This work studies optimal policy learning for the infinite-horizon discounted linear quadratic control (LQC) problem with entropy regularization. To address this problem, we propose two novel algorithms: Regularized Policy Gradient (RPG) and Iterative Policy Optimization (IPO). Both algorithms achieve global linear convergence under exact policy evaluation. Moreover, IPO attains superlinear convergence within a local neighborhood and in transfer scenarios—from known to unknown environments—establishing the first superlinear convergence guarantee in LQC. To our knowledge, this is the first work to incorporate entropy regularization into the LQC policy learning framework, unifying policy gradient methods, iterative optimization, and classical linear control theory. Theoretical analysis and numerical experiments jointly validate the algorithms’ efficiency, robustness, and transferability.
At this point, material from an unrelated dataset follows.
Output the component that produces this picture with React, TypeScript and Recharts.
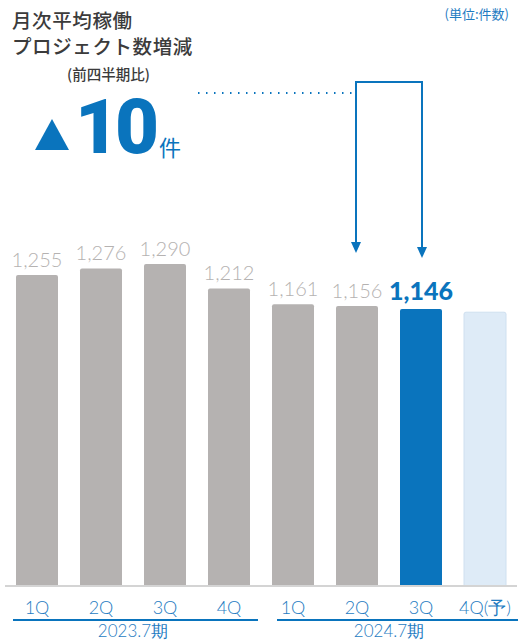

This paper proposes and analyzes two new policy learning methods: regularized policy gradient (RPG) and iterative policy optimization (IPO), for a class of discounted linear-quadratic control (LQC) problems over an infinite time horizon with entropy regularization. Assuming access to the exact policy evaluation, both proposed approaches are proven to converge linearly in finding optimal policies of the regularized LQC. Moreover, the IPO method can achieve a super-linear convergence rate once it enters a local region around the optimal policy. Finally, when the optimal policy for an RL problem with a known environment is appropriately transferred as the initial policy to an RL problem with an unknown environment, the IPO method is shown to enable a super-linear convergence rate if the two environments are sufficiently close. Performances of these proposed algorithms are supported by numerical examples.